We have no single word for this concept in English but in Ancient Greece it was called “Paidea”; in Enlightenment Germany it was called “Bildung”. The closest modern equivalent is the Danish concept of “Dannelse” which means creating active and aware citizens through educating head, heart and hands
To achieve our vision we have set ourselves these aims for the school:
To develop a multidimensional curriculum to prepare and safeguard our students for a radically different future world with unprecedented challenges for both mental and physical wellbeing.
To help families build resilient, healthy, altruistic children who will have a strong sense of the meaning and value of their lives.
To become part of a network of schools and colleges which values freedom, non-linearity and creativity - everything which distinguishes human from machine - but also respects traditions and the central importance of individual development as contributing to the greater goal of service to the community.
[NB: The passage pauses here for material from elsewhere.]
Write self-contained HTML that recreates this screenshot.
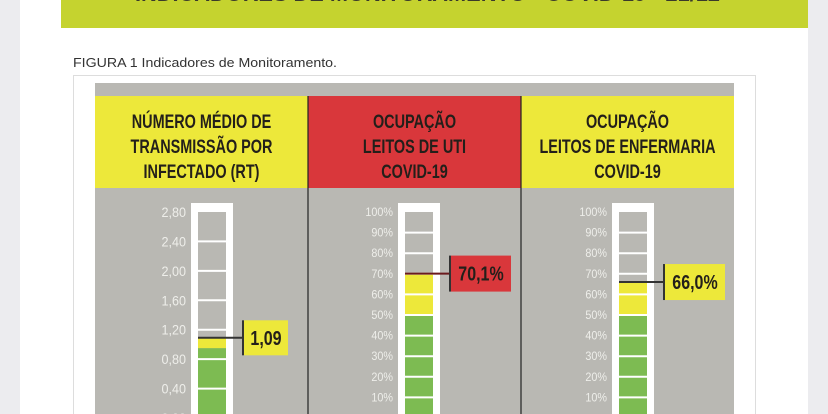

To provide a safe, welcoming and stimulating environment for the non-conformists, the free thinkers, the heretics, the contrarians, those who think differently. They will change the world.
"Better ourselves to better our worlds"
"pro nobis pro bono"
We believe that contemporary education needs to be:
Wholistic: rounded and multi-dimensional
International: global in outlook, diverse and rich
Sustainable: grounded in the earth and rooted in our physical being
Creative: able to dream and invent new solutions
To be the first-choice school in the region for international families
To grow to 120 students
To open a sixth-form college
To be rated consistently good or better by the inspectorates
To forge strong international connections with other IB schools
This section looks at the Four Pillars which represent our deepest values, our non-negotiables, our principles. Many different organisations use a Four Quadrant model; the best known logo which uses four squares is Microsoft but very few people know what each square represents. By comparison the pentacostal FourSquare Church has a much more informational logo.
The word "Foursquare" resonates with positive overtones of firm, sturdy, bold, plainspeaking, forthright. These are all valuable qualities but they definitely lack subtlety. Nevertheless at the stage of outlining fundamental principles the subtleties can wait. Four legs are strong and useful, as Animal Farm famously says: "Four legs good, two legs bad".
This characterisation is not unique to us, of course. For example The Asha Centre, which is an adult education centre in the Forest of Dean, close to The Wilderness, identifies the same 'four pillars':
Learning through Head, Heart and Hands
Fostering a truly human global community.
Harnessing the power of Nature to learn and heal.
Nurturing creativity & innovation through the Arts.
It is an easy step to derive from the four fundamentals an acronym WHISC which echoes very strongly our name: Wotton House International SChool.
We deliberately use the spelling Wholistic rather than Holistic because the two spellings are diverging to become two different words with slightly different meanings.
Wholistic means taking into account every aspect, or facet, of a person, including body, mind and soul - this is what is meant by an education being 'well-rounded'. The word derives from Old English hal meaning 'uninjured or sound' ie hale and healthy.
This is not quite the same as Holistic which means being more concerned with the wholes than with the constituent parts - this is what is meant by an education being 'child-centred'. 'Holistic' was invented by Jan Smuts in 1926 from the Greek holos meaning whole or entire.